Malone is just pulling out of Nashville after appearing on a satellite radio show hosted by Jim Lauderdale and Buddy Miller when she answers the phone. When asked about how she’s kept her rock ‘n’ roll edge over the past nearly 30 years when music styles have definitely changed, she simply says, “I never cared what anyone else was doing.”
Over three decades, Malone has become a sort of musical staple in the Atlanta area. She’s been collaborator onstage or in the studio with Gregg Allman, The Indigo Girls, Shawn Mullins, Albert King, Charlie Musselwhite, Drivin’ N Cryin’ and many others. While her albums have never been huge sellers, she has earned a dedicated fan base and the respect of fellow musicians.
Her do-it-yourself attitude has served her well. Malone began playing slide guitar in 2003 on the album “Stompin’ Ground” because, she says, “I was in the studio, and I wanted slide guitar and there was no one else around to do it. I just decided to do it because I wanted to hear it on the record.”
Slide guitar has since become one of Malone’s strong suits, gracing the raw and raucous “Sugarfoot” in 2006, which earned a Grammy nomination for Best Contemporary Blues Album, and the 2009 follow-up, “Debris,” which earned a Grammy nomination for Best Americana Album.
Malone says she has made some changes in her music over the years.
“There’s a big difference between 20 years old and 60 years old,” she says. “I’ve lived a whole life. I don’t view the world the same way. At some point it’s no longer about how people see me. It’s about ‘What can I do for you? How can I make you feel better?’ I genuinely want people to feel good.”
A good melody, she says, is a good start. Her new album kicks off with “Just Getting Started,” which sounds almost anthemic in its burst of rock ‘n’ roll energy. The rest of the disc, recorded live in the studio over only five days, is all the more powerful because of its simplicity.
“From having done this for so long, I want things simple,” says Malone. “I want my life to be simple. When I’m writing now, I try to trim the fat and make mean, lean songs. There’s an old adage, ‘Don’t bore us. Get to the chorus!'”

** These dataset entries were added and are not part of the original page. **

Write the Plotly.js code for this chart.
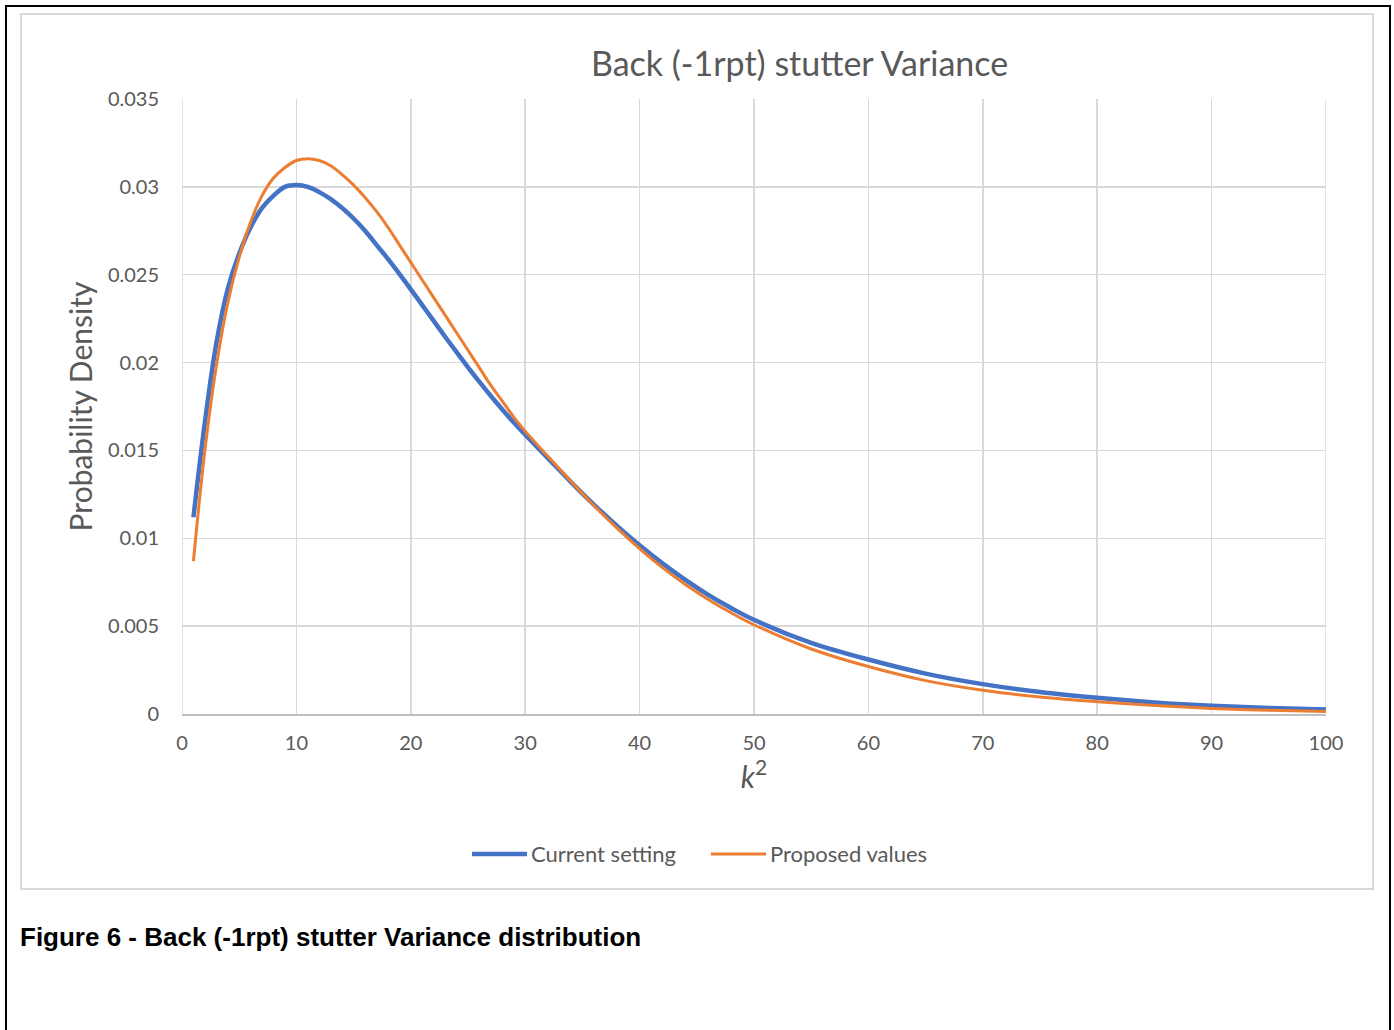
<!DOCTYPE html>
<html>
<head>
<meta charset="utf-8">
<script src="https://cdn.plot.ly/plotly-3.0.1.min.js"></script>
<style>
  html, body { margin: 0; padding: 0; background: #ffffff; }
  body { width: 1394px; height: 1030px; position: relative; overflow: hidden; }
  #frame { position: absolute; left: 5px; top: 5px; width: 1386px; height: 1040px;
           border: 2px solid #000; box-sizing: border-box; }
  #box { position: absolute; left: 20px; top: 13px; width: 1354px; height: 877px;
         border: 2px solid #d9d9d9; box-sizing: border-box; background: #fff; }
  #chart { width: 1350px; height: 873px; }
  #caption { position: absolute; left: 20px; top: 922px; font-family: "Liberation Sans", Arial, sans-serif;
             font-weight: bold; font-size: 26px; color: #000; }
</style>
</head>
<body>
<div id="frame"></div>
<div id="box"><div id="chart"></div></div>
<div id="caption">Figure 6 - Back (-1rpt) stutter Variance distribution</div>
<script>
// k^2 grid shared by both density curves
const k2 = [1, 2, 3, 4, 5, 6, 7, 8, 9, 10, 11, 12, 13, 14, 15, 16, 17, 18, 19, 20,
            21, 22, 23, 24, 25, 26, 27, 28, 29, 30, 32, 34, 36, 38, 40, 42, 44, 46, 48, 50,
            55, 60, 65, 70, 75, 80, 85, 90, 95, 100];

// Current setting
const currentSetting = [0.0112, 0.0166, 0.0211, 0.0242, 0.0262, 0.0277, 0.0288, 0.0295, 0.0300, 0.0301,
                        0.0300, 0.0297, 0.0293, 0.0288, 0.0282, 0.0275, 0.0267, 0.0259, 0.02505, 0.02417,
                        0.02327, 0.02237, 0.02147, 0.02059, 0.01973, 0.0189, 0.0181, 0.01733, 0.01659, 0.0159,
                        0.01455, 0.0132, 0.01192, 0.01072, 0.0096, 0.00857, 0.00763, 0.00678, 0.00603, 0.00536,
                        0.00405, 0.0031, 0.0023, 0.0017, 0.00125, 0.00092, 0.00066, 0.00047, 0.00034, 0.00025];

// Proposed values
const proposedValues = [0.0087, 0.0150, 0.0198, 0.0234, 0.0260, 0.0280, 0.0295, 0.0305, 0.0311, 0.0315,
                        0.0316, 0.0315, 0.0312, 0.0307, 0.0301, 0.0294, 0.0286, 0.0277, 0.0267, 0.0257,
                        0.0247, 0.0237, 0.0227, 0.0217, 0.0207, 0.0197, 0.0187, 0.0178, 0.0169, 0.0161,
                        0.01465, 0.01323, 0.01187, 0.01059, 0.00941, 0.00833, 0.00737, 0.00652, 0.00576, 0.00508,
                        0.0037, 0.0027, 0.0019, 0.00135, 0.00097, 0.00070, 0.00049, 0.00032, 0.00021, 0.00014];

const seriesNames = ["Current setting", "Proposed values"];
const seriesColors = ["#4472C4", "#ED7D31"];

const xTicks = [0, 10, 20, 30, 40, 50, 60, 70, 80, 90, 100];
const yTicks = [0, 0.005, 0.01, 0.015, 0.02, 0.025, 0.03, 0.035];
const yTickText = ["0", "0.005", "0.01", "0.015", "0.02", "0.025", "0.03", "0.035"];

const font = "Lato, 'Open Sans', sans-serif";
const grey = "#595959";
const gridColor = "#d9d9d9";

const traces = [
  { x: k2, y: currentSetting, type: "scatter", mode: "lines", name: seriesNames[0],
    line: { color: seriesColors[0], width: 4.5, shape: "spline", smoothing: 1 } },
  { x: k2, y: proposedValues, type: "scatter", mode: "lines", name: seriesNames[1],
    line: { color: seriesColors[1], width: 3, shape: "spline", smoothing: 1 } }
];

// legend drawn below the x-axis title: line sample + label for each series
const legendSlots = [
  { x0: 0.2535, x1: 0.3016, w: 4.5 },
  { x0: 0.4624, x1: 0.5105, w: 3 }
];
const legendY = -0.2276;
const legendShapes = legendSlots.map((s, i) => ({
  type: "line", xref: "paper", yref: "paper", x0: s.x0, x1: s.x1, y0: legendY, y1: legendY,
  line: { color: seriesColors[i], width: s.w }
}));
const legendLabels = legendSlots.map((s, i) => ({
  xref: "paper", yref: "paper", x: s.x1 + 0.002, y: legendY, xanchor: "left", yanchor: "middle",
  text: seriesNames[i], showarrow: false, font: { family: font, size: 22, color: grey }
}));

const layout = {
  width: 1350, height: 873,
  margin: { l: 160, r: 46, t: 84, b: 174 },
  paper_bgcolor: "#ffffff", plot_bgcolor: "#ffffff",
  font: { family: font, color: grey, size: 20 },
  title: { text: "Back (-1rpt) stutter Variance", font: { family: font, size: 34, color: grey },
           xref: "container", x: 0.576, xanchor: "center", yref: "container", y: 0.944, yanchor: "middle" },
  xaxis: {
    range: [0, 100], tickvals: xTicks, ticktext: xTicks.map(String),
    showgrid: true, gridcolor: gridColor, gridwidth: 1.5,
    zeroline: false, showline: true, linecolor: "#bfbfbf", linewidth: 1.5, mirror: false,
    ticks: "outside", ticklen: 10, tickcolor: "rgba(0,0,0,0)",
    tickfont: { family: font, size: 20, color: grey },
    title: { text: "<i>k</i><sup>2</sup>", font: { family: font, size: 30, color: grey }, standoff: 14 }
  },
  yaxis: {
    range: [0, 0.035], tickvals: yTicks, ticktext: yTickText,
    showgrid: true, gridcolor: gridColor, gridwidth: 1.5,
    zeroline: false, showline: false,
    ticks: "outside", ticklen: 18, tickcolor: "rgba(0,0,0,0)",
    tickfont: { family: font, size: 20, color: grey },
    title: { text: "Probability Density", font: { family: font, size: 30, color: grey }, standoff: 6 }
  },
  shapes: [
    { type: "line", xref: "x", yref: "paper", x0: 0, x1: 0, y0: 0, y1: 1,
      line: { color: gridColor, width: 1.5 }, layer: "below" },
    { type: "line", xref: "x", yref: "paper", x0: 100, x1: 100, y0: 0, y1: 1,
      line: { color: gridColor, width: 1.5 }, layer: "below" }
  ].concat(legendShapes),
  annotations: legendLabels,
  showlegend: false
};

Plotly.newPlot("chart", traces, layout, { displayModeBar: false, staticPlot: true });
</script>
</body>
</html>
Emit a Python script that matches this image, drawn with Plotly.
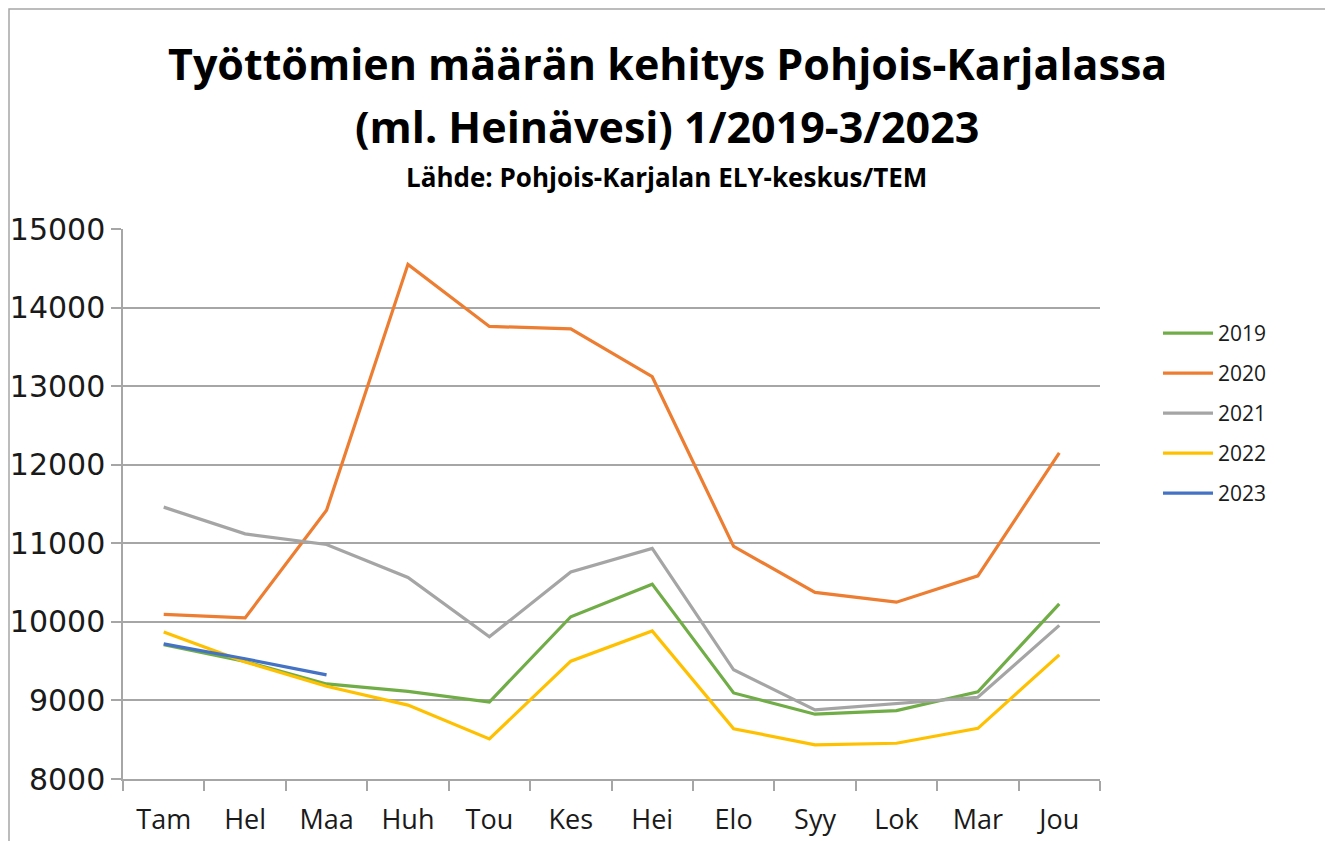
import plotly.graph_objects as go

months = ["Tam", "Hel", "Maa", "Huh", "Tou", "Kes", "Hei", "Elo", "Syy", "Lok", "Mar", "Jou"]
years = ["2019", "2020", "2021", "2022", "2023"]
v2019 = [9710, 9495, 9210, 9115, 8980, 10065, 10480, 9095, 8825, 8870, 9110, 10230]
v2020 = [10095, 10050, 11420, 14550, 13760, 13730, 13120, 10960, 10375, 10250, 10585, 12150]
v2021 = [11460, 11120, 10985, 10565, 9810, 10635, 10935, 9390, 8880, 8955, 9040, 9955]
v2022 = [9870, 9490, 9180, 8940, 8510, 9500, 9885, 8640, 8435, 8455, 8645, 9580]
v2023 = [9720, 9530, 9325]
series = [v2019, v2020, v2021, v2022, v2023]
colors = ["#70ad47", "#ed7d31", "#a5a5a5", "#ffc000", "#4472c4"]

OFF = 8  # default page body margin
W, H = 1333 - OFF, 841 - OFF
L, R, T, B = 123, 1100, 229, 779  # plot area in page pixels


def px(x):
    return (x - L) / (R - L)


def py(y):
    return (B - y) / (B - T)


fig = go.Figure()
for name, vals, col in zip(years, series, colors):
    fig.add_trace(go.Scatter(
        x=months[:len(vals)], y=vals, name=name, mode="lines",
        line=dict(color=col, width=3.2), legendgroup=name,
    ))

font_main = "Open Sans, DejaVu Sans, sans-serif"

fig.update_layout(
    width=W, height=H, autosize=False,
    margin=dict(l=L - OFF, r=1333 - R, t=T - OFF, b=841 - B, pad=0, autoexpand=False),
    paper_bgcolor="white", plot_bgcolor="white",
    showlegend=True,
    legend=dict(x=px(1158), y=py(313), xanchor="left", yanchor="top",
                font=dict(family=font_main, size=21, color="#1a1a1a"),
                tracegroupgap=9.7, itemwidth=50, bgcolor="rgba(0,0,0,0)"),
    xaxis=dict(
        type="category", categoryorder="array", categoryarray=months,
        range=[-0.5, 11.5], tickson="boundaries", ticks="outside", ticklen=10,
        tickcolor="#a6a6a6", tickwidth=1.5, showline=True, linecolor="#a6a6a6",
        linewidth=1.5, showgrid=False, zeroline=False, ticklabelstandoff=16,
        automargin=False,
        tickfont=dict(family=font_main, size=27, color="#1a1a1a"),
    ),
    yaxis=dict(
        range=[8000, 15000], dtick=1000, tick0=8000, ticks="outside", ticklen=10,
        tickcolor="#a6a6a6", tickwidth=1.5, showline=True, linecolor="#a6a6a6",
        linewidth=1.5, showgrid=True, gridcolor="#a6a6a6", gridwidth=1.5,
        zeroline=False, tickformat="d", automargin=False,
        tickfont=dict(family="DejaVu Sans, sans-serif", size=30, color="#1a1a1a"),
    ),
)

fig.add_annotation(text="<b>Työttömien määrän kehitys Pohjois-Karjalassa</b>",
                   x=px(667), y=py(64), xref="paper", yref="paper",
                   showarrow=False, xanchor="center", yanchor="middle",
                   font=dict(family=font_main, size=43, color="black"))
fig.add_annotation(text="<b>(ml. Heinävesi) 1/2019-3/2023</b>",
                   x=px(667), y=py(126), xref="paper", yref="paper",
                   showarrow=False, xanchor="center", yanchor="middle",
                   font=dict(family=font_main, size=43, color="black"))
fig.add_annotation(text="<b>Lähde: Pohjois-Karjalan ELY-keskus/TEM</b>",
                   x=px(666), y=py(177), xref="paper", yref="paper",
                   showarrow=False, xanchor="center", yanchor="middle",
                   font=dict(family=font_main, size=26, color="black"))

fig.add_shape(type="rect", xref="paper", yref="paper",
              x0=px(OFF + 1), x1=px(1326), y0=py(900), y1=py(OFF + 1),
              line=dict(color="#a6a6a6", width=1.5), fillcolor="rgba(0,0,0,0)",
              layer="below")

fig.write_html("out.html")
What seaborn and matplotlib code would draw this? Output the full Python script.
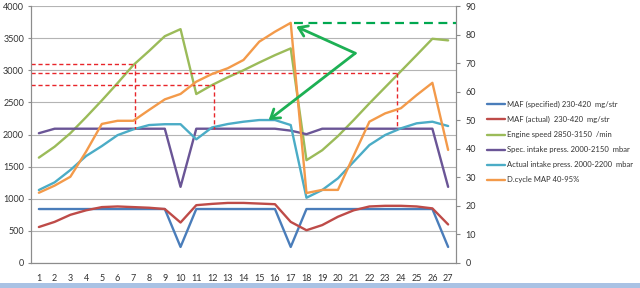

The music business has changed drastically since Malone got her first contract with Drag the River. At that time, she signed with Velvel Records, a new company started by music mogul Walter Yetnikoff. Her early solo albums were recorded for Arista Records and she had the power of major-label promotion backing her. These days, she releases music on her own – and not a lot of people are actually buying music.
“It’s flip-flopped,” says Malone. “Now you make records as a promotional device for the shows. But that’s all right. I’ll sell them a T-shirt instead.”
Regardless, Malone says she’ll always make music.
“I HAVE to write to get it out. Self expression: That’s my art form, recording and playing live. Every couple of years I make a record. I’m not getting rich, but it keeps me interested. … I feel incredibly fortunate to have the life I have. I don’t want or need for much and everything else is icing.”